Exercise requirements:
Print the material below exactly as it stands, please, from its first line to the line holding "var width = 794, height = 448", with no pictures.

Listed records start

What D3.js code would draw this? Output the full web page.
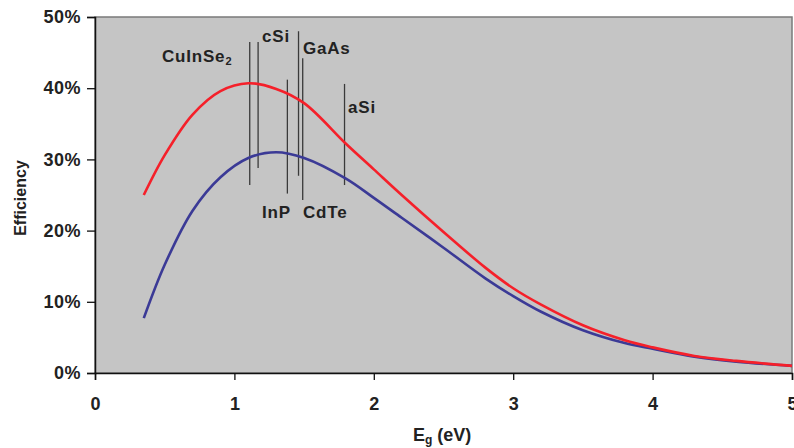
<!DOCTYPE html>
<meta charset="utf-8">
<head>
  <title>efficiency vs band gap</title>
</head>
<style>
  body { margin: 0; background: #fff; }
  text { font-family: Arial, "Liberation Sans", sans-serif; fill: #222; }
</style>
<body>
  <svg width="794" height="448"></svg>
  <script src="https://cdnjs.cloudflare.com/ajax/libs/d3/7.8.5/d3.min.js"></script>
  <script>
    // band gap (eV) sample points
    var eg = [0.35, 0.5, 0.7, 0.9, 1.1, 1.3, 1.5, 1.8, 2.0, 2.2, 2.5, 2.8, 3.0, 3.2, 3.5, 3.8, 4.0, 4.3, 4.6, 5.0]
    // efficiency (%) – upper (red) and lower (blue) curves
    var redEff = [25.0, 30.6, 36.3, 39.6, 40.7, 39.9, 37.9, 32.2, 28.6, 25.0, 19.8, 14.8, 11.9, 9.6, 6.7, 4.6, 3.6, 2.4, 1.7, 1.0]
    var blueEff = [7.7, 15.2, 22.8, 27.5, 30.2, 31.0, 30.2, 27.3, 24.6, 21.8, 17.6, 13.3, 10.8, 8.6, 6.0, 4.2, 3.4, 2.3, 1.6, 1.0]

    // material markers: band gap, top and bottom of line (%)
    var materials = ['CuInSe2', 'cSi', 'InP', 'GaAs', 'CdTe', 'aSi']
    var matEg = [1.11, 1.17, 1.38, 1.46, 1.49, 1.79]
    var matTop = [46.5, 46.5, 41.2, 48.0, 44.2, 40.6]
    var matBottom = [26.4, 28.8, 25.2, 27.7, 24.3, 26.4]

    var xTicks = [0, 1, 2, 3, 4, 5]
    var yTicks = [0, 10, 20, 30, 40, 50]

    var margin = { left: 95, right: 2, top: 17, bottom: 75 }
    var width = 794, height = 448

    var svg = d3.select('svg')

    var x = d3.scaleLinear().domain([0, 5]).range([margin.left, width - margin.right])
    var y = d3.scaleLinear().domain([0, 50]).range([height - margin.bottom, margin.top])

    // plot area
    svg.append('rect')
      .attr('x', x(0)).attr('y', y(50))
      .attr('width', x(5) - x(0)).attr('height', y(0) - y(50))
      .attr('fill', '#c5c5c5')
      .attr('stroke', '#7a7a7a')
      .attr('stroke-width', 1.5)

    // material lines
    matEg.forEach(function(e, i) {
      svg.append('line')
        .attr('x1', x(e)).attr('x2', x(e))
        .attr('y1', y(matTop[i])).attr('y2', y(matBottom[i]))
        .attr('stroke', '#3a3a3a')
        .attr('stroke-width', 1.3)
    })

    var line = d3.line().curve(d3.curveCatmullRom.alpha(0.5))

    svg.append('path')
      .attr('d', line(eg.map(function(e, i) { return [x(e), y(blueEff[i])] })))
      .attr('fill', 'none')
      .attr('stroke', '#3b3a96')
      .attr('stroke-width', 2.6)

    svg.append('path')
      .attr('d', line(eg.map(function(e, i) { return [x(e), y(redEff[i])] })))
      .attr('fill', 'none')
      .attr('stroke', '#f5202a')
      .attr('stroke-width', 2.6)

    // material labels
    var labelPos = {
      CuInSe2: [162, 62], cSi: [262, 42], GaAs: [303, 54],
      aSi: [348, 113], InP: [262, 218], CdTe: [303, 218]
    }
    materials.forEach(function(m) {
      var t = svg.append('text')
        .attr('x', labelPos[m][0]).attr('y', labelPos[m][1])
        .attr('font-size', 17).attr('font-weight', 'bold')
        .attr('letter-spacing', 0.8)
      if (m === 'CuInSe2') {
        t.append('tspan').text('CuInSe')
        t.append('tspan').text('2').attr('font-size', 11).attr('dy', 3)
      } else {
        t.text(m)
      }
    })

    // axes
    var xAxis = d3.axisBottom(x).tickValues(xTicks).tickSize(7).tickFormat(d3.format('d'))
    var yAxis = d3.axisLeft(y).tickValues(yTicks).tickSize(8).tickFormat(function(d) { return d + '%' })

    var gx = svg.append('g').attr('transform', 'translate(0,' + y(0) + ')').call(xAxis)
    var gy = svg.append('g').attr('transform', 'translate(' + x(0) + ',0)').call(yAxis)

    gx.select('.domain').attr('stroke', '#111').attr('stroke-width', 1.5)
    gy.select('.domain').attr('stroke', '#111').attr('stroke-width', 1.5)
    svg.selectAll('.tick line').attr('stroke', '#111').attr('stroke-width', 1.3)
    gx.selectAll('.tick text')
      .attr('font-size', 18).attr('font-weight', 'bold').attr('fill', '#2a2a2a')
      .attr('font-family', 'Arial, "Liberation Sans", sans-serif')
      .attr('y', 37).attr('dy', 0)
    gy.selectAll('.tick text')
      .attr('font-size', 18).attr('font-weight', 'bold').attr('fill', '#2a2a2a')
      .attr('font-family', 'Arial, "Liberation Sans", sans-serif')
      .attr('letter-spacing', 0.5)
      .attr('x', -14)

    // axis titles
    svg.append('text')
      .attr('transform', 'translate(26,' + 198 + ') rotate(-90)')
      .attr('text-anchor', 'middle')
      .attr('font-size', 16)
      .attr('font-weight', 'bold')
      .text('Efficiency')

    var xt = svg.append('text')
      .attr('x', 413).attr('y', 441)
      .attr('font-size', 18)
      .attr('font-weight', 'bold')
    xt.append('tspan').text('E')
    xt.append('tspan').text('g').attr('font-size', 12).attr('dy', 3)
    xt.append('tspan').text(' (eV)').attr('dy', -3)
  </script>
</body>
</html>
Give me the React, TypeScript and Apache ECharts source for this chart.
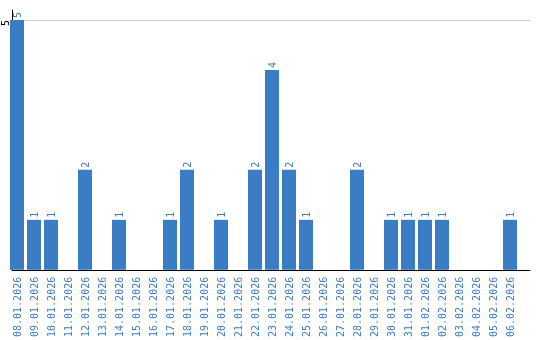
import React, { useEffect, useRef } from "react";
import * as echarts from "echarts";

const categories = [
  "08.01.2026", "09.01.2026", "10.01.2026", "11.01.2026", "12.01.2026",
  "13.01.2026", "14.01.2026", "15.01.2026", "16.01.2026", "17.01.2026",
  "18.01.2026", "19.01.2026", "20.01.2026", "21.01.2026", "22.01.2026",
  "23.01.2026", "24.01.2026", "25.01.2026", "26.01.2026", "27.01.2026",
  "28.01.2026", "29.01.2026", "30.01.2026", "31.01.2026", "01.02.2026",
  "02.02.2026", "03.02.2026", "04.02.2026", "05.02.2026", "06.02.2026",
];

const values = [
  5, 1, 1, 0, 2,
  0, 1, 0, 0, 1,
  2, 0, 1, 0, 2,
  4, 2, 1, 0, 0,
  2, 0, 1, 1, 1,
  1, 0, 0, 0, 1,
];

const yMax = 5.2;
const yTickInterval = 5;

const BLUE = "#3b7dc4";
const FONT = "DejaVu Sans Mono";

export default function App() {
  const ref = useRef<HTMLDivElement>(null);
  useEffect(() => {
    if (!ref.current) return;
    const chart = echarts.init(ref.current, null, { renderer: "svg" });
    chart.setOption({
      animation: false,
      grid: [
        { left: 8.5, width: 510, top: 10, bottom: 70, containLabel: false },
        { left: 10, right: 10, top: 10, bottom: 70, containLabel: false },
      ],
      xAxis: [
        {
          gridIndex: 0,
          type: "category",
          data: categories,
          axisLine: { show: false },
          axisTick: { show: false },
          axisLabel: {
            interval: 0,
            rotate: 90,
            margin: 7,
            color: BLUE,
            fontFamily: FONT,
            fontSize: 10,
          },
        },
        {
          gridIndex: 1,
          type: "value",
          min: 0,
          max: 1,
          axisLine: { show: true, lineStyle: { color: "#000", width: 1 } },
          axisTick: { show: false },
          axisLabel: { show: false },
          splitLine: { show: false },
        },
      ],
      yAxis: [
        {
          gridIndex: 0,
          type: "value",
          min: 0,
          max: yMax,
          show: false,
          splitLine: { show: false },
        },
        {
          gridIndex: 1,
          type: "value",
          min: 0,
          max: yMax,
          interval: yTickInterval,
          axisLine: { show: true, lineStyle: { color: "#000", width: 1 } },
          axisTick: { show: false },
          axisLabel: {
            rotate: 90,
            margin: 2,
            align: "right",
            verticalAlign: "bottom",
            padding: [0, 0, 0, 0],
            color: "#000",
            fontFamily: FONT,
            fontSize: 10,
            showMinLabel: false,
            showMaxLabel: false,
            formatter: (v: number) => (v === yTickInterval ? String(v) : ""),
          },
          splitLine: {
            show: true,
            showMinLine: false,
            showMaxLine: false,
            lineStyle: { color: "#cccccc", width: 1 },
          },
        },
      ],
      series: [
        {
          type: "bar",
          xAxisIndex: 0,
          yAxisIndex: 0,
          data: values,
          barWidth: 14,
          itemStyle: { color: BLUE },
          label: {
            show: true,
            position: "top",
            rotate: 90,
            align: "left",
            verticalAlign: "middle",
            distance: 2,
            color: BLUE,
            fontFamily: FONT,
            fontSize: 10,
            formatter: (p: any) => (p.value ? String(p.value) : ""),
          },
        },
      ],
    });
    return () => chart.dispose();
  }, []);
  return <div ref={ref} style={{ width: 540, height: 340, position: "fixed", left: 0, top: 0 }} />;
}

Listed records end

Full response:
What D3.js code would draw this? Output the full web page.
<!DOCTYPE html>
<meta charset="utf-8">
<head>
  <title>efficiency vs band gap</title>
</head>
<style>
  body { margin: 0; background: #fff; }
  text { font-family: Arial, "Liberation Sans", sans-serif; fill: #222; }
</style>
<body>
  <svg width="794" height="448"></svg>
  <script src="https://cdnjs.cloudflare.com/ajax/libs/d3/7.8.5/d3.min.js"></script>
  <script>
    // band gap (eV) sample points
    var eg = [0.35, 0.5, 0.7, 0.9, 1.1, 1.3, 1.5, 1.8, 2.0, 2.2, 2.5, 2.8, 3.0, 3.2, 3.5, 3.8, 4.0, 4.3, 4.6, 5.0]
    // efficiency (%) – upper (red) and lower (blue) curves
    var redEff = [25.0, 30.6, 36.3, 39.6, 40.7, 39.9, 37.9, 32.2, 28.6, 25.0, 19.8, 14.8, 11.9, 9.6, 6.7, 4.6, 3.6, 2.4, 1.7, 1.0]
    var blueEff = [7.7, 15.2, 22.8, 27.5, 30.2, 31.0, 30.2, 27.3, 24.6, 21.8, 17.6, 13.3, 10.8, 8.6, 6.0, 4.2, 3.4, 2.3, 1.6, 1.0]

    // material markers: band gap, top and bottom of line (%)
    var materials = ['CuInSe2', 'cSi', 'InP', 'GaAs', 'CdTe', 'aSi']
    var matEg = [1.11, 1.17, 1.38, 1.46, 1.49, 1.79]
    var matTop = [46.5, 46.5, 41.2, 48.0, 44.2, 40.6]
    var matBottom = [26.4, 28.8, 25.2, 27.7, 24.3, 26.4]

    var xTicks = [0, 1, 2, 3, 4, 5]
    var yTicks = [0, 10, 20, 30, 40, 50]

    var margin = { left: 95, right: 2, top: 17, bottom: 75 }
    var width = 794, height = 448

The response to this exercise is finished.